* BEGIN *

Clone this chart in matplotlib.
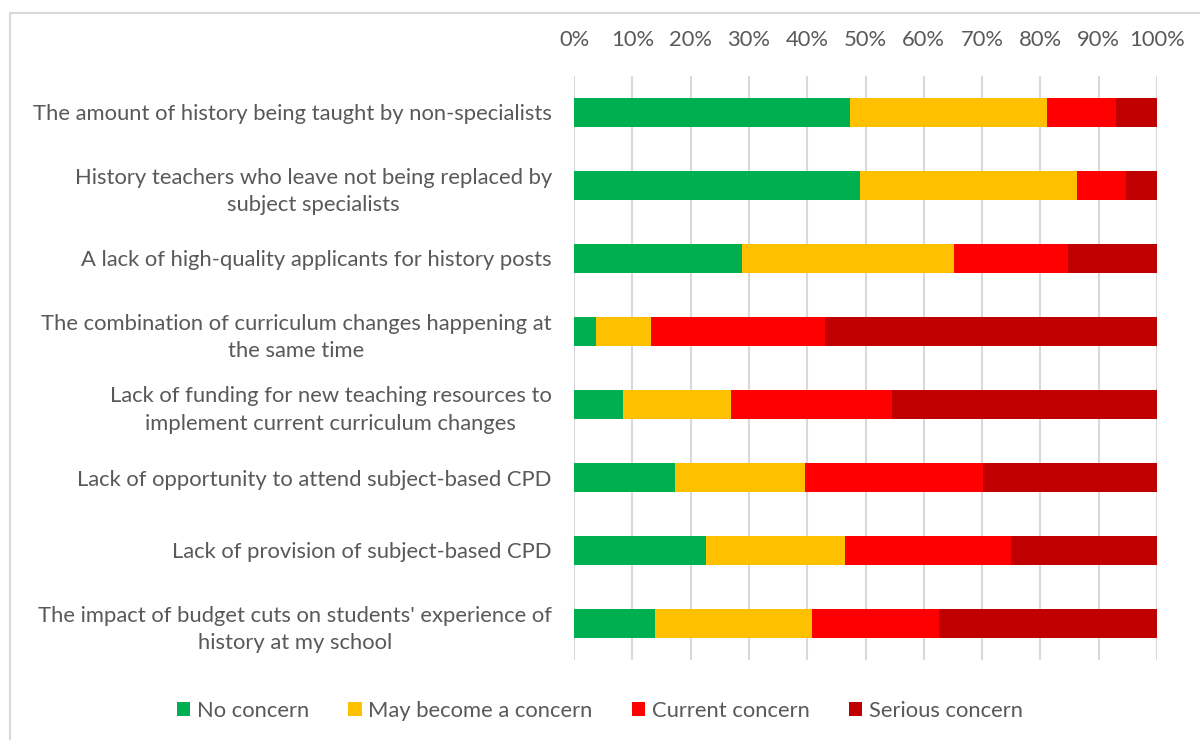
import numpy as np
import matplotlib.pyplot as plt
from matplotlib.patches import Rectangle

plt.rcParams['font.family'] = ['Lato', 'DejaVu Sans']

# survey items, top to bottom
items = [
    "The amount of history being taught by non-specialists",
    "History teachers who leave not being replaced by\nsubject specialists",
    "A lack of high-quality applicants for history posts",
    "The combination of curriculum changes happening at\nthe same time",
    "Lack of funding for new teaching resources to\nimplement current curriculum changes",
    "Lack of opportunity to attend subject-based CPD",
    "Lack of provision of subject-based CPD",
    "The impact of budget cuts on students' experience of\nhistory at my school",
]

# percentage of respondents per response level
no_concern = [47.3, 49.1, 28.9, 3.8, 8.4, 17.4, 22.6, 13.9]
may_become = [33.9, 37.1, 36.2, 9.4, 18.6, 22.3, 23.9, 26.9]
current = [11.8, 8.5, 19.7, 29.8, 27.5, 30.5, 28.5, 21.8]
serious = [7.0, 5.3, 15.2, 57.0, 45.5, 29.8, 25.0, 37.4]

series = ["No concern", "May become a concern", "Current concern", "Serious concern"]
colors = ["#00b050", "#ffc000", "#ff0000", "#c00000"]
ticks = [0, 10, 20, 30, 40, 50, 60, 70, 80, 90, 100]

text_color = "#595959"
fs = 15.8

fig = plt.figure(figsize=(12, 7.4), dpi=100)
ax = fig.add_axes([574 / 1200, 80 / 740, 583 / 1200, 584 / 740])

y = np.arange(len(items))
left = np.zeros(len(items))
for name, vals, c in zip(series, [no_concern, may_become, current, serious], colors):
    vals = np.array(vals)
    ax.barh(y, vals, left=left, height=0.41, color=c, label=name, zorder=3)
    left += vals

ax.set_ylim(len(items) - 0.5, -0.5)
ax.set_xlim(0, 100)
ax.set_xticks(ticks)
ax.set_xticklabels([f"{t}%" for t in ticks])
ax.xaxis.tick_top()
ax.tick_params(axis='x', length=0, pad=19, labelsize=fs, labelcolor=text_color)
ax.set_yticks(y)
ax.set_yticklabels(items, ha='right', multialignment='center', linespacing=1.45)
ax.tick_params(axis='y', length=0, pad=16, labelsize=fs, labelcolor=text_color)
ax.grid(axis='x', color='#d9d9d9', linewidth=1.5, zorder=0)
for s in ax.spines.values():
    s.set_visible(False)

leg = fig.legend(loc='center', bbox_to_anchor=(0.5, 1 - 711 / 740), ncol=4,
                 frameon=False, fontsize=fs, handlelength=0.6, handleheight=0.6,
                 handletextpad=0.3, columnspacing=1.8)
for t in leg.get_texts():
    t.set_color(text_color)

# outer chart frame
fig.patches.append(Rectangle((10 / 1200, -0.1), 1.2, 1 - 13 / 740 + 0.1,
                             transform=fig.transFigure, fill=False,
                             edgecolor='#d9d9d9', linewidth=1.5))

fig.savefig("out.png", dpi=100)
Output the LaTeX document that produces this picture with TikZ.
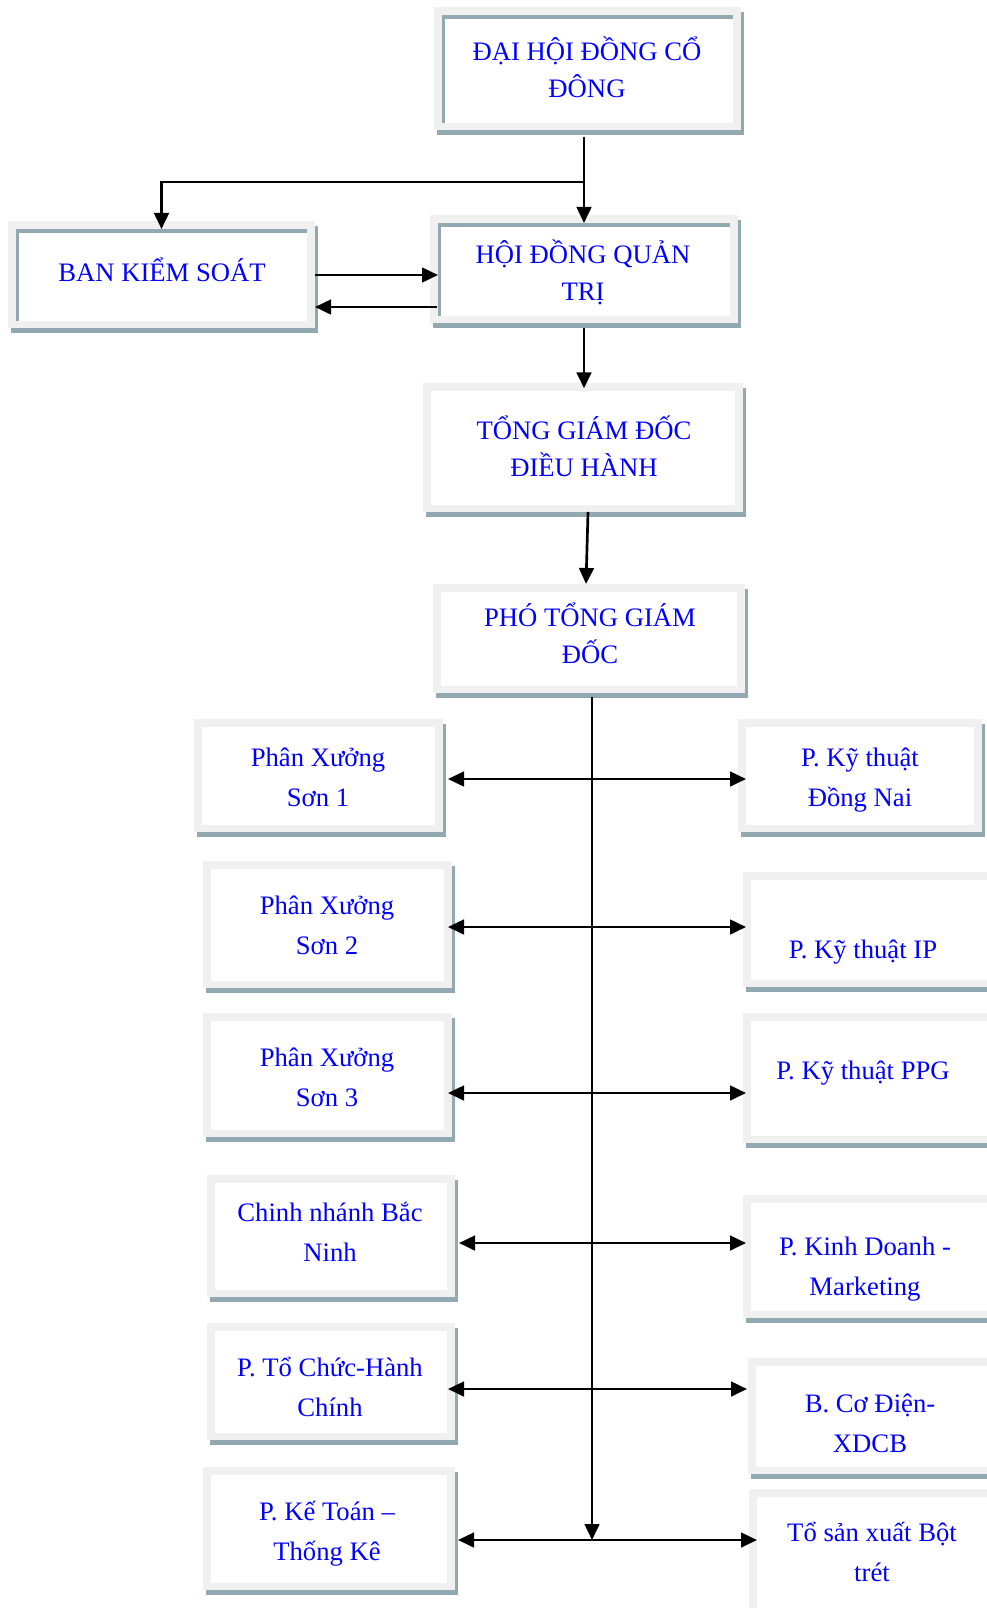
\documentclass[tikz,border=0pt]{standalone}
\usepackage{fontspec}
\setmainfont{Liberation Serif}
\usetikzlibrary{calc,arrows.meta,fit}
\definecolor{framegray}{HTML}{F0F0F0}
\definecolor{shadowblue}{HTML}{93A9B1}
\definecolor{txtblue}{HTML}{0000FF}
\tikzset{
  boxshadow/.style={fill=shadowblue, draw=none},
  boxframe/.style={fill=framegray, draw=none},
  boxinner/.style={fill=white, draw=none},
  toptext/.style={text=txtblue, align=center, font=\fontsize{20}{27.75}\selectfont, inner sep=0pt},
  subtext/.style={text=txtblue, align=center, font=\fontsize{20}{30}\selectfont, inner sep=0pt},
  boxnode/.style={inner sep=0pt, outer sep=0pt, draw=none},
  conn/.style={line width=2pt, -{Triangle[length=12pt,width=11pt]}},
  conntwo/.style={line width=2pt, {Triangle[length=12pt,width=11pt]}-{Triangle[length=12pt,width=11pt]}},
}
% #1 name, #2 x1, #3 y1, #4 x2, #5 y2, #6 inner dark line (1/0)
\newcommand\orgbox[6]{%
  \fill[boxshadow] (#2+3,#3+5) rectangle (#4+3,#5+5);
  \fill[boxframe] (#2,#3) rectangle (#4,#5);
  \ifnum#6=1
    \fill[boxshadow] (#2+8,#3+8) rectangle (#4-8,#5-7);
    \fill[boxinner] (#2+11,#3+12) rectangle (#4-8,#5-7);
  \else
    \fill[boxinner] (#2+8,#3+8) rectangle (#4-8,#5-7);
  \fi
  \node[boxnode, fit={(#2,#3) (#4,#5)}] (#1) {};
}
\begin{document}
\begin{tikzpicture}[x=0.75pt,y=-0.75pt]
\useasboundingbox (0,0) rectangle (987,1608);
\clip (0,0) rectangle (987,1608);
\fill[white] (0,0) rectangle (987,1608);

% boxes
\orgbox{dh}{434}{7}{741}{130}{1}
\orgbox{bks}{8}{221}{315}{328}{1}
\orgbox{hq}{430}{215}{738}{323}{1}
\orgbox{tgd}{423}{383}{743}{512}{0}
\orgbox{pt}{433}{584}{745}{693}{0}
\orgbox{L1}{194}{719}{443}{832}{0}
\orgbox{L2}{203}{861}{452}{988}{0}
\orgbox{L3}{203}{1013}{452}{1137}{0}
\orgbox{L4}{207}{1175}{455}{1297}{0}
\orgbox{L5}{207}{1323}{455}{1440}{0}
\orgbox{L6}{203}{1467}{455}{1590}{0}
\orgbox{R1}{738}{719}{982}{832}{0}
\orgbox{R2}{743}{872}{995}{987}{0}
\orgbox{R3}{743}{1013}{995}{1143}{0}
\orgbox{R4}{743}{1195}{995}{1318}{0}
\orgbox{R5}{748}{1358}{995}{1474}{0}
\orgbox{R6}{749}{1489}{995}{1625}{0}

% texts
\node[toptext] (dh-t) at (587,67) {ĐẠI HỘI ĐỒNG CỔ\\ĐÔNG};
\node[toptext] (bks-t) at (162,270) {BAN KIỂM SOÁT};
\node[toptext] (hq-t) at (583,272) {HỘI ĐỒNG QUẢN\\TRỊ};
\node[toptext] (tgd-t) at (584,446) {TỔNG GIÁM ĐỐC\\ĐIỀU HÀNH};
\node[toptext] (pt-t) at (590,633) {PHÓ TỔNG GIÁM\\ĐỐC};
\node[subtext] (L1-t) at (318,777) {Phân Xưởng\\Sơn 1};
\node[subtext] (L2-t) at (327,925) {Phân Xưởng\\Sơn 2};
\node[subtext] (L3-t) at (327,1077) {Phân Xưởng\\Sơn 3};
\node[subtext] (L4-t) at (330,1232) {Chinh nhánh Bắc\\Ninh};
\node[subtext] (L5-t) at (330,1387) {P. Tổ Chức-Hành\\Chính};
\node[subtext] (L6-t) at (327,1534) {P. Kế Toán –\\Thống Kê};
\node[subtext] (R1-t) at (860,780) {P. Kỹ thuật\\Đồng Nai};
\node[subtext] (R2-t) at (863,952) {P. Kỹ thuật IP};
\node[subtext] (R3-t) at (863,1073) {P. Kỹ thuật PPG};
\node[subtext] (R4-t) at (865,1269) {P. Kinh Doanh -\\Marketing};
\node[subtext] (R5-t) at (870,1423) {B. Cơ Điện-\\XDCB};
\node[subtext] (R6-t) at (872,1552) {Tổ sản xuất Bột\\trét};

% level coordinates
\coordinate (yBr) at (0,182);
\coordinate (yA) at (0,275);
\coordinate (yB) at (0,307);
\coordinate (r1) at (0,779);
\coordinate (r2) at (0,927);
\coordinate (r3) at (0,1093);
\coordinate (r4) at (0,1243);
\coordinate (r5) at (0,1389);
\coordinate (r6) at (0,1540);
\coordinate (trunkEnd) at (592,1540);

% connectors
\draw[conn, shorten <=5pt, shorten >=-6pt] (dh.south -| hq.north) -- (hq.north);
\draw[conn, shorten >=-6pt] (hq.north |- yBr) -| (bks.north);
\draw[conn, shorten >=-6pt] (bks.east |- yA) -- (hq.west |- yA);
\draw[conn, shorten <=-5pt] (hq.west |- yB) -- (bks.east |- yB);
\draw[conn, shorten <=3.75pt, shorten >=-4pt] (hq.south) -- (tgd.north -| hq.south);
\draw[conn] ($(tgd.south)+(5,0)$) -- ($(pt.north)+(-3,0)$);
\draw[conn, shorten <=3pt] ($(pt.south)+(3,0)$) -- (trunkEnd);

\draw[conntwo, shorten <=3.75pt, shorten >=-6pt] (L1.east |- r1) -- (R1.west |- r1);
\draw[conntwo, shorten <=-3pt, shorten >=-2.25pt] (L2.east |- r2) -- (R2.west |- r2);
\draw[conntwo, shorten <=-3pt, shorten >=-2.25pt] (L3.east |- r3) -- (R3.west |- r3);
\draw[conntwo, shorten <=3pt, shorten >=-2.25pt] (L4.east |- r4) -- (R4.west |- r4);
\draw[conntwo, shorten <=-5.25pt, shorten >=0.75pt] (L5.east |- r5) -- (R5.west |- r5);
\draw[conntwo, shorten <=2.25pt, shorten >=-6pt] (L6.east |- r6) -- (R6.west |- r6);
\end{tikzpicture}
\end{document}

* END *

## Exercise aim
Without the pictures, please reproduce each line of the listing above exactly, from the first one through the line bearing "serious = [7.0, 5.3, 15.2, 57.0, 45.5, 29.8, 25.0, 37.4]".

## Problem solution
Clone this chart in matplotlib.
import numpy as np
import matplotlib.pyplot as plt
from matplotlib.patches import Rectangle

plt.rcParams['font.family'] = ['Lato', 'DejaVu Sans']

# survey items, top to bottom
items = [
    "The amount of history being taught by non-specialists",
    "History teachers who leave not being replaced by\nsubject specialists",
    "A lack of high-quality applicants for history posts",
    "The combination of curriculum changes happening at\nthe same time",
    "Lack of funding for new teaching resources to\nimplement current curriculum changes",
    "Lack of opportunity to attend subject-based CPD",
    "Lack of provision of subject-based CPD",
    "The impact of budget cuts on students' experience of\nhistory at my school",
]

# percentage of respondents per response level
no_concern = [47.3, 49.1, 28.9, 3.8, 8.4, 17.4, 22.6, 13.9]
may_become = [33.9, 37.1, 36.2, 9.4, 18.6, 22.3, 23.9, 26.9]
current = [11.8, 8.5, 19.7, 29.8, 27.5, 30.5, 28.5, 21.8]
serious = [7.0, 5.3, 15.2, 57.0, 45.5, 29.8, 25.0, 37.4]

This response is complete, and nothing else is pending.